La possibilité d'une île
L'année du sacre d'Arcade Fire, Technikart choisissait de se démarquer en élisant album de l'année Return To The Sea de Islands. Pour être honnête, j'étais totalement passé à côté et, sans cet appel du pied, je ne l'aurais certainement jamais écouté. Il y avait certainement une part de snobisme à mettre en avant un disque aussi mésestimé, mais aussi une curiosité supérieure à la moyenne : à la séance de rattrapage, Return To The Sea, sous des dehors peu seyants (pochette bâclée, morceau d'ouverture interminable...), s'avérait être un petit chef d'oeuvre d'excentricité qui préparait le terrain à Hissing Fauna, Are You The Destroyer de Of Montreal. Avec au milieu un tube à la "When You Were Mine" : "Rough Gem". Je ne sais pas si je l'aurai élu album de l'année : mais impasse de l'année, en tout cas, haut la main.

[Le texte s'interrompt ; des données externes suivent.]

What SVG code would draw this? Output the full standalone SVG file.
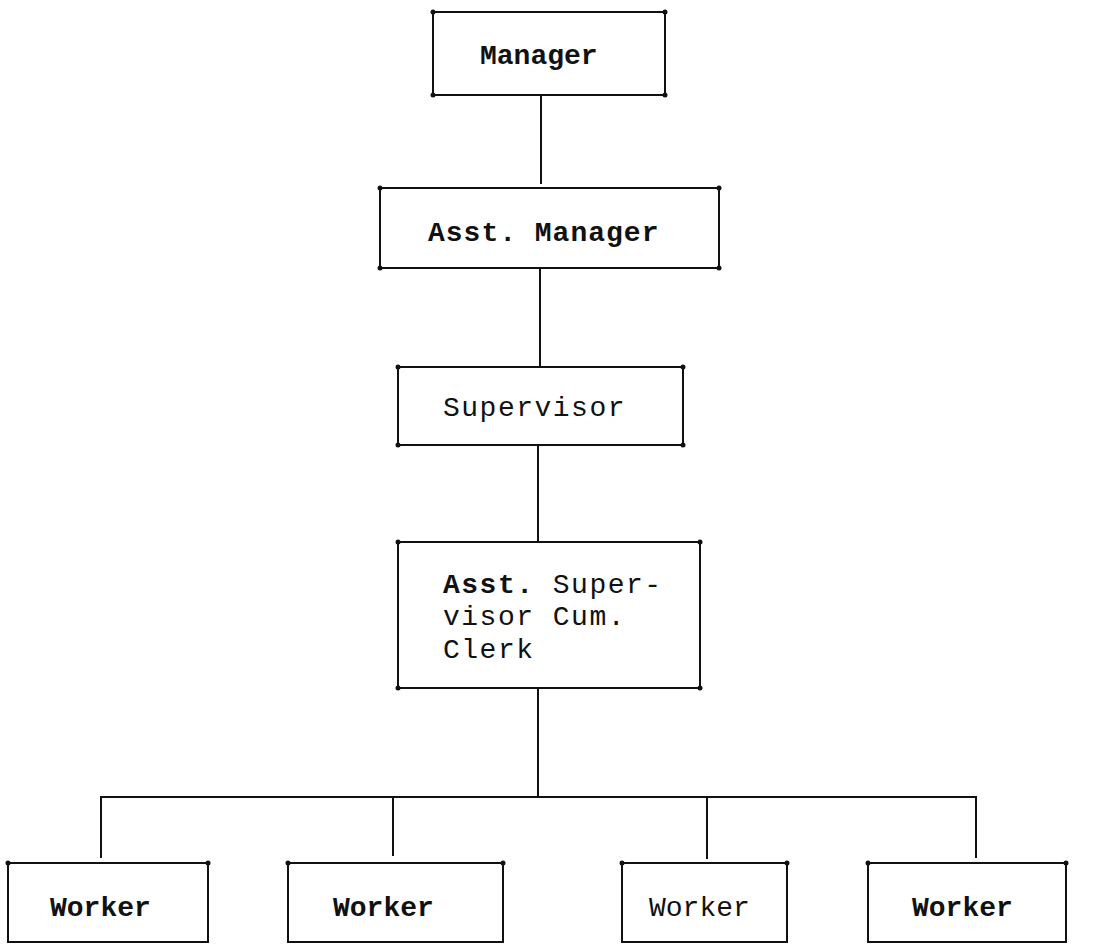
<svg xmlns="http://www.w3.org/2000/svg" width="1108" height="945" viewBox="0 0 1108 945">
<style>
.box{fill:#fff;stroke:#111;stroke-width:2}
.ln{fill:none;stroke:#111;stroke-width:2}
.t{font-family:"Liberation Mono","DejaVu Sans Mono",monospace;font-size:28px;fill:#111}
.b{font-weight:bold}
.dot{fill:#111}
</style>
<defs>
<circle id="d" r="2.5" class="dot"/>
</defs>
<rect width="1108" height="945" fill="#fff"/>
<g id="connectors">
<line class="ln" x1="541" y1="95" x2="541" y2="184"/>
<line class="ln" x1="540" y1="268" x2="540" y2="367"/>
<line class="ln" x1="538" y1="445" x2="538" y2="542"/>
<line class="ln" x1="538" y1="688" x2="538" y2="797"/>
<line class="ln" x1="100" y1="797" x2="977" y2="797"/>
<line class="ln" x1="101" y1="797" x2="101" y2="858"/>
<line class="ln" x1="393" y1="797" x2="393" y2="856"/>
<line class="ln" x1="707" y1="797" x2="707" y2="859"/>
<line class="ln" x1="976" y1="797" x2="976" y2="858"/>
</g>
<g id="manager">
<rect class="box" x="433" y="12" width="232" height="83"/>
<use href="#d" x="433" y="12"/><use href="#d" x="665" y="12"/><use href="#d" x="433" y="95"/><use href="#d" x="665" y="95"/>
<text class="t b" x="480" y="64">Manager</text>
</g>
<g id="asst-manager">
<rect class="box" x="380" y="188" width="339" height="80"/>
<use href="#d" x="380" y="188"/><use href="#d" x="719" y="188"/><use href="#d" x="380" y="268"/><use href="#d" x="719" y="268"/>
<text class="t b" x="428" y="241" style="letter-spacing:1px">Asst. Manager</text>
</g>
<g id="supervisor">
<rect class="box" x="398" y="367" width="285" height="78"/>
<use href="#d" x="398" y="367"/><use href="#d" x="683" y="367"/><use href="#d" x="398" y="445"/><use href="#d" x="683" y="445"/>
<text class="t" x="443" y="416" style="letter-spacing:1.5px">Supervisor</text>
</g>
<g id="asst-supervisor">
<rect class="box" x="398" y="542" width="302" height="146"/>
<use href="#d" x="398" y="542"/><use href="#d" x="700" y="542"/><use href="#d" x="398" y="688"/><use href="#d" x="700" y="688"/>
<text class="t" x="443" y="593" style="letter-spacing:1.5px"><tspan class="b">Asst.</tspan> Super-</text>
<text class="t" x="443" y="625" style="letter-spacing:1.5px">visor Cum.</text>
<text class="t" x="443" y="658" style="letter-spacing:1.5px">Clerk</text>
</g>
<g id="worker1">
<rect class="box" x="8" y="863" width="200" height="79"/>
<use href="#d" x="8" y="863"/><use href="#d" x="208" y="863"/>
<text class="t b" x="50" y="916">Worker</text>
</g>
<g id="worker2">
<rect class="box" x="288" y="863" width="215" height="79"/>
<use href="#d" x="288" y="863"/><use href="#d" x="503" y="863"/>
<text class="t b" x="333" y="916">Worker</text>
</g>
<g id="worker3">
<rect class="box" x="622" y="863" width="165" height="79"/>
<use href="#d" x="622" y="863"/><use href="#d" x="787" y="863"/>
<text class="t" x="649" y="916">Worker</text>
</g>
<g id="worker4">
<rect class="box" x="868" y="863" width="198" height="79"/>
<use href="#d" x="868" y="863"/><use href="#d" x="1066" y="863"/>
<text class="t b" x="912" y="916">Worker</text>
</g>
</svg>
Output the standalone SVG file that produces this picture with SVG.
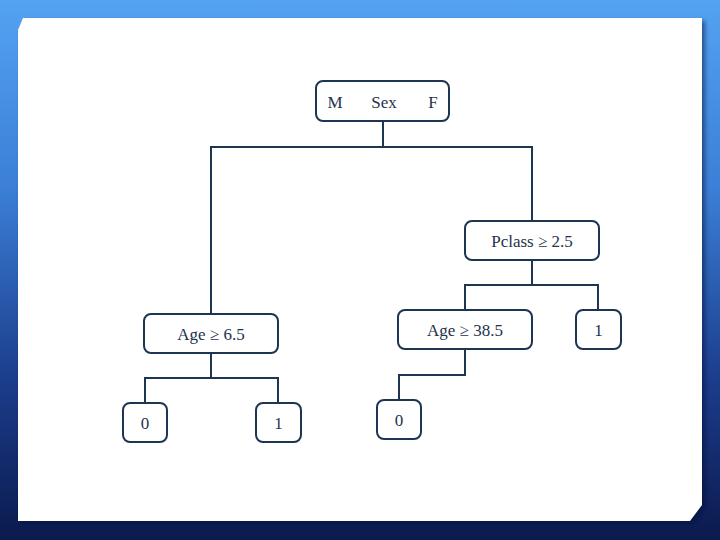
<svg xmlns="http://www.w3.org/2000/svg" width="720" height="540" viewBox="0 0 720 540">
  <defs>
    <linearGradient id="bg" x1="0" y1="0" x2="0" y2="1">
      <stop offset="0" stop-color="#54a2f2"/>
      <stop offset="0.35" stop-color="#3b7fd6"/>
      <stop offset="0.7" stop-color="#1c3d8c"/>
      <stop offset="1" stop-color="#0b1a4e"/>
    </linearGradient>
    <filter id="sh" x="-5%" y="-5%" width="110%" height="110%">
      <feGaussianBlur stdDeviation="2"/>
    </filter>
  </defs>
  <style>
    .node rect { fill: #ffffff; stroke: #1d3553; stroke-width: 2; }
    .node text { font-family: "Liberation Serif", "DejaVu Serif", serif; font-size: 17px; fill: #26324c; text-anchor: middle; }
    #connectors path { fill: none; stroke: #1d3553; stroke-width: 2; }
  </style>
  <rect x="0" y="0" width="720" height="540" fill="url(#bg)"/>
  <path d="M21,34 L26,21 L705,21 L705,508 L693,523 L21,523 Z" fill="#061030" opacity="0.5" filter="url(#sh)"/>
  <path d="M18,30 L23,18 L702,18 L702,505 L690,521 L18,521 Z" fill="#ffffff"/>

  <g id="connectors">
    <path d="M383,121 V147"/>
    <path d="M211,314 V147 H532 V221"/>
    <path d="M211,353 V378"/>
    <path d="M145,403 V378 H278 V403"/>
    <path d="M532,260 V285"/>
    <path d="M465,310 V285 H598 V310"/>
    <path d="M465,349 V375 H399 V400"/>
  </g>

  <g id="node-sex" class="node">
    <rect x="316" y="81" width="133" height="40" rx="7"/>
    <text x="335" y="108">M</text>
    <text x="384" y="108">Sex</text>
    <text x="433" y="108">F</text>
  </g>
  <g id="node-pclass" class="node">
    <rect x="465" y="221" width="134" height="39" rx="7"/>
    <text x="532" y="247">Pclass ≥ 2.5</text>
  </g>
  <g id="node-age65" class="node">
    <rect x="144" y="314" width="134" height="39" rx="7"/>
    <text x="211" y="340">Age ≥ 6.5</text>
  </g>
  <g id="node-age385" class="node">
    <rect x="398" y="310" width="134" height="39" rx="7"/>
    <text x="465" y="336">Age ≥ 38.5</text>
  </g>
  <g id="node-leaf-p1" class="node">
    <rect x="576" y="310" width="45" height="39" rx="7"/>
    <text x="598.5" y="336">1</text>
  </g>
  <g id="node-leaf-a0" class="node">
    <rect x="123" y="403" width="44" height="39" rx="7"/>
    <text x="145" y="429">0</text>
  </g>
  <g id="node-leaf-a1" class="node">
    <rect x="256" y="403" width="45" height="39" rx="7"/>
    <text x="278.5" y="429">1</text>
  </g>
  <g id="node-leaf-b0" class="node">
    <rect x="377" y="400" width="44" height="39" rx="7"/>
    <text x="399" y="426">0</text>
  </g>
</svg>
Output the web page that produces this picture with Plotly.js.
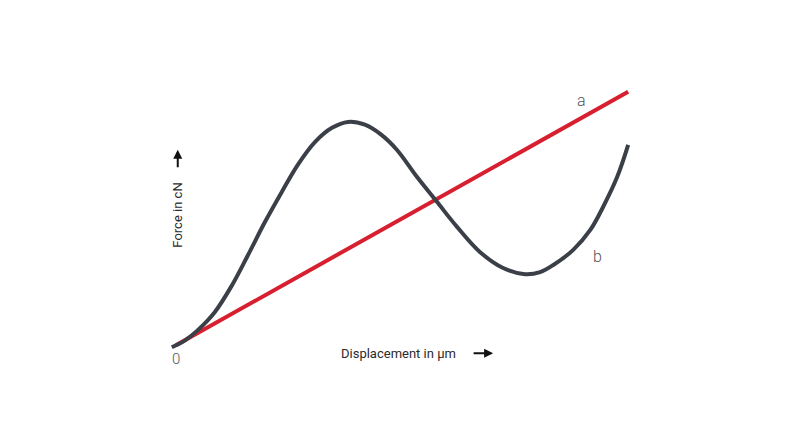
<!DOCTYPE html>
<html>
<head>
<meta charset="utf-8">
<script src="https://cdn.plot.ly/plotly-3.0.1.min.js"></script>
<style>
  html, body { margin: 0; padding: 0; background: #fff; }
  #myDiv { width: 796px; height: 432px; }
</style>
</head>
<body>
<div id="myDiv"></div>
<script>
// curve b (force vs displacement, arbitrary units)
var bX = [0, 0.29, 0.57, 0.94, 1.32, 1.67, 2.04, 2.41, 2.76, 3.14, 3.51, 3.86, 4.23, 4.58, 4.93, 5.37, 5.81, 6.25, 6.75, 7.26, 7.74, 8.07, 8.36, 8.79, 9.17, 9.45, 9.76, 10];
var bY = [0, 0.27, 0.67, 1.37, 2.43, 3.61, 4.90, 6.08, 7.14, 8.04, 8.59, 8.82, 8.71, 8.33, 7.73, 6.67, 5.69, 4.71, 3.73, 3.10, 2.86, 2.94, 3.22, 3.80, 4.59, 5.49, 6.67, 7.92];

// line a
var aX = [0.09, 10];
var aY = [0.08, 10];

var labelFont = { family: 'Roboto', size: 13, color: '#2b2b2b' };

var traceB = {
  x: bX,
  y: bY,
  mode: 'lines',
  type: 'scatter',
  name: 'b',
  line: { color: '#3a3f48', width: 4, shape: 'spline', smoothing: 1 },
  hoverinfo: 'skip'
};

var traceA = {
  x: aX,
  y: aY,
  mode: 'lines',
  type: 'scatter',
  name: 'a',
  line: { color: '#d81f30', width: 4 },
  hoverinfo: 'skip'
};

var layout = {
  width: 796,
  height: 432,
  margin: { l: 149.2, r: 145.2, t: 79.25, b: 72.25, pad: 0 },
  paper_bgcolor: '#fff',
  plot_bgcolor: '#fff',
  showlegend: false,
  xaxis: { range: [-0.5, 10.5], visible: false, fixedrange: true },
  yaxis: { range: [-0.5, 10.5], visible: false, fixedrange: true },
  annotations: [
    {
      x: 4.96, y: -0.235, xref: 'x', yref: 'y',
      text: 'Displacement in µm', showarrow: false,
      font: labelFont
    },
    {
      // arrow after x label
      x: 7.04, y: -0.235, xref: 'x', yref: 'y',
      ax: -21, ay: 0, text: '', showarrow: true,
      arrowhead: 2, arrowsize: 0.9, arrowwidth: 2, arrowcolor: '#111'
    },
    {
      x: 0.13, y: 5.18, xref: 'x', yref: 'y',
      text: 'Force in cN', showarrow: false, textangle: -90,
      font: labelFont
    },
    {
      // arrow above y label
      x: 0.13, y: 7.73, xref: 'x', yref: 'y',
      ax: 0, ay: 19, text: '', showarrow: true,
      arrowhead: 2, arrowsize: 0.9, arrowwidth: 2, arrowcolor: '#111'
    },
    {
      x: 0.09, y: -0.47, xref: 'x', yref: 'y',
      text: '0', showarrow: false,
      font: { family: 'Roboto', size: 15, color: '#555', weight: 300 }
    },
    {
      x: 8.97, y: 9.65, xref: 'x', yref: 'y',
      text: 'a', showarrow: false,
      font: { family: 'Roboto', size: 16, color: '#555', weight: 300 }
    },
    {
      x: 9.32, y: 3.57, xref: 'x', yref: 'y',
      text: 'b', showarrow: false,
      font: { family: 'Roboto', size: 16, color: '#555', weight: 300 }
    }
  ]
};

Plotly.newPlot('myDiv', [traceA, traceB], layout, { displayModeBar: false, staticPlot: true });
</script>
</body>
</html>
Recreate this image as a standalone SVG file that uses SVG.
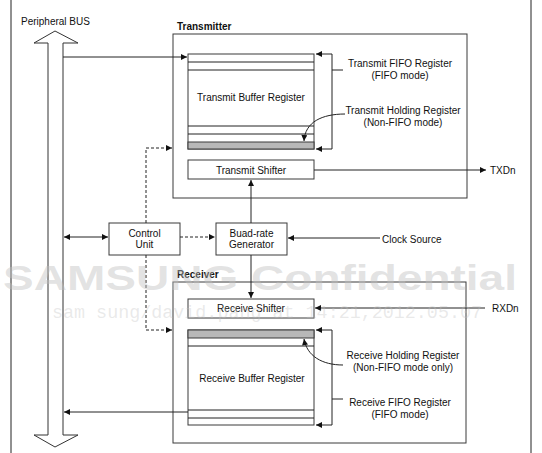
<svg xmlns="http://www.w3.org/2000/svg" width="542" height="453" viewBox="0 0 542 453">
<style>
text{font-family:"Liberation Sans",Arial,sans-serif;font-size:10px;fill:#111}
.c{text-anchor:middle}
.b{font-weight:bold}
.box{fill:#fff;stroke:#3a3a3a;stroke-width:1}
.ln{fill:none;stroke:#222;stroke-width:1}
.dl{fill:none;stroke:#222;stroke-width:1;stroke-dasharray:3,2}
text.wm{font-weight:bold;font-size:35px;fill:#c0c0c0;fill-opacity:0.45}
text.wm2{font-family:"Liberation Mono","Courier New",monospace;font-size:19px;fill:#c0c0c0;fill-opacity:0.35}
</style>
<defs>
<marker id="ah" viewBox="0 0 10 10" refX="10" refY="5" markerWidth="7" markerHeight="6" orient="auto-start-reverse" markerUnits="userSpaceOnUse">
<path d="M0,0 L10,5 L0,10 z" fill="#111"/>
</marker>
</defs>
<rect width="542" height="453" fill="#fff"/>
<g id="frame">
<line class="ln" x1="11" y1="0" x2="11" y2="453"/>
<line class="ln" x1="531" y1="0" x2="531" y2="453"/>
</g>
<g id="bus">
<text x="21" y="25">Peripheral BUS</text>
<polygon points="55,31 78,43 63,43 63,435 78,435 55,447 34,435 48,435 48,43 34,43" fill="#fff" stroke="#333" stroke-width="1"/>
</g>
<g id="transmitter">
<text class="b" x="177" y="30">Transmitter</text>
<rect class="box" x="173" y="34" width="294" height="164"/>
</g>
<g id="tx-buffer">
<rect class="box" x="188" y="54" width="126" height="95"/>
<rect x="188" y="142" width="126" height="7" fill="#b8b8b8" stroke="#3a3a3a"/>
<line class="ln" x1="188" y1="62" x2="314" y2="62"/>
<line class="ln" x1="188" y1="70" x2="314" y2="70"/>
<line class="ln" x1="188" y1="126" x2="314" y2="126"/>
<line class="ln" x1="188" y1="134" x2="314" y2="134"/>
<text class="c" x="251" y="101">Transmit Buffer Register</text>
</g>
<g id="tx-fifo-label">
<text class="c" x="400" y="67">Transmit FIFO Register</text>
<text class="c" x="400" y="79">(FIFO mode)</text>
</g>
<g id="tx-holding-label">
<text class="c" x="403" y="114">Transmit Holding Register</text>
<text class="c" x="403" y="126">(Non-FIFO mode)</text>
</g>
<g id="tx-shifter">
<rect class="box" x="188" y="160" width="126" height="19"/>
<text class="c" x="251" y="173.5">Transmit Shifter</text>
</g>
<g id="txdn"><text x="490" y="173.5">TXDn</text></g>
<g id="control-unit">
<rect class="box" x="109" y="223" width="71" height="32"/>
<text class="c" x="144.5" y="236.5">Control</text>
<text class="c" x="144.5" y="248">Unit</text>
</g>
<g id="baud-rate">
<rect class="box" x="216" y="223" width="71" height="32"/>
<text class="c" x="251.5" y="236.5">Buad-rate</text>
<text class="c" x="251.5" y="248">Generator</text>
</g>
<g id="clock-source"><text x="382" y="242.5">Clock Source</text></g>
<g id="receiver">
<text class="b" x="177" y="277.5">Receiver</text>
<rect class="box" x="173" y="282" width="293" height="161"/>
</g>
<g id="rx-shifter">
<rect class="box" x="188" y="299" width="126" height="19"/>
<text class="c" x="251" y="312">Receive Shifter</text>
</g>
<g id="rxdn"><text x="492" y="312">RXDn</text></g>
<g id="rx-buffer">
<rect class="box" x="188" y="330" width="126" height="95"/>
<rect x="188" y="330" width="126" height="8" fill="#b8b8b8" stroke="#3a3a3a"/>
<line class="ln" x1="188" y1="346" x2="314" y2="346"/>
<line class="ln" x1="188" y1="410" x2="314" y2="410"/>
<line class="ln" x1="188" y1="418" x2="314" y2="418"/>
<text class="c" x="252" y="381.5">Receive Buffer Register</text>
</g>
<g id="rx-holding-label">
<text class="c" x="403" y="358.5">Receive Holding Register</text>
<text class="c" x="403" y="370.5">(Non-FIFO mode only)</text>
</g>
<g id="rx-fifo-label">
<text class="c" x="400" y="405.5">Receive FIFO Register</text>
<text class="c" x="400" y="418">(FIFO mode)</text>
</g>
<g id="connectors">
<path class="ln" d="M63,57 H187" marker-end="url(#ah)"/>
<path class="ln" d="M316,54 H332 V149 H316" marker-start="url(#ah)" marker-end="url(#ah)"/>
<path class="ln" d="M332,70 H343"/>
<path class="ln" d="M345,114 C322,114 305,122 304,141" marker-end="url(#ah)"/>
<path class="ln" d="M251,223 V180" marker-end="url(#ah)"/>
<path class="ln" d="M314,170 H486" marker-end="url(#ah)"/>
<path class="ln" d="M64,237 H108" marker-start="url(#ah)" marker-end="url(#ah)"/>
<path class="dl" d="M180,237 H215" marker-end="url(#ah)"/>
<path class="ln" d="M380,238 H288" marker-end="url(#ah)"/>
<path class="dl" d="M146,223 V148 H172" marker-end="url(#ah)"/>
<path class="dl" d="M146,255 V330 H172" marker-end="url(#ah)"/>
<path class="ln" d="M251,255 V298" marker-end="url(#ah)"/>
<path class="ln" d="M485,308 H315" marker-end="url(#ah)"/>
<path class="ln" d="M316,330 H332 V425 H316" marker-start="url(#ah)" marker-end="url(#ah)"/>
<path class="ln" d="M332,399 H343"/>
<path class="ln" d="M343,365 C322,365 307,356 304,339" marker-end="url(#ah)"/>
<path class="ln" d="M188,412 H64" marker-end="url(#ah)"/>
</g>
<g id="watermark">
<text class="wm" x="3" y="290" textLength="514" lengthAdjust="spacingAndGlyphs">SAMSUNG Confidential</text>
<text class="wm2" x="52" y="318" textLength="430" lengthAdjust="spacingAndGlyphs">sam sung/david.pang at 14:21,2012.05.07</text>
</g>
</svg>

C'est aussi dans Technikart que j'ai eu vent de la parution du second album d'Islands, Arm's Way, présenté comme "plus glam". Plus glam ? La pochette est en tout cas toujours aussi affreuse, mais ce n'est pas très grave, puisque de toute façon Islands est un groupe monstrueux, véritable kaleidoscope pop derrière lequel ni MGMT ni The Ruby Suns ne parviennent à s'aligner. Ils s'attaquent à tout, même au français, même à la biguine. Ils écrivent aussi bien des vrais tubes ("Creeper") que des morceaux d'opéras rock et parviennent à imprimer une patte qui n'appartient qu'à eux : un certain sens de l'épique. Arm's Way est long et éprouvant : il faut plusieurs fois passer le cap de 7 minutes pour arriver à la pièce maîtresse du disque, qui, elle, fait... plus de 11 minutes.
Je ne sais pas du tout si Arm's Way figurera parmi mes disques de l'année 2008 : pour l'instant, je tourne encore autour, partagé entre la fascination et la fatigue (près de 70 minutes d'un coup, sans répit, avec peut-être quelques morceaux redondants vers la fin). J'ai sans doute perdu ma capacité à rester attentif au-delà de 40 minutes, mais pas celle de me passionner pour des causes desespérées. Celle de Islands me rappelle celle des Gorkys Zygotic Minci, groupe pour lequel l'Histoire s'était arrêtée le jour où Kevin Ayers a quitté Soft Machine. Il n'y a pas grand chose à attendre d'eux, si ce n'est des grands disques malades. Et dans le genre, celui-ci remplit son contrat. En double exemplaire, paraphé en bas de chaque page. A l'encre invisible.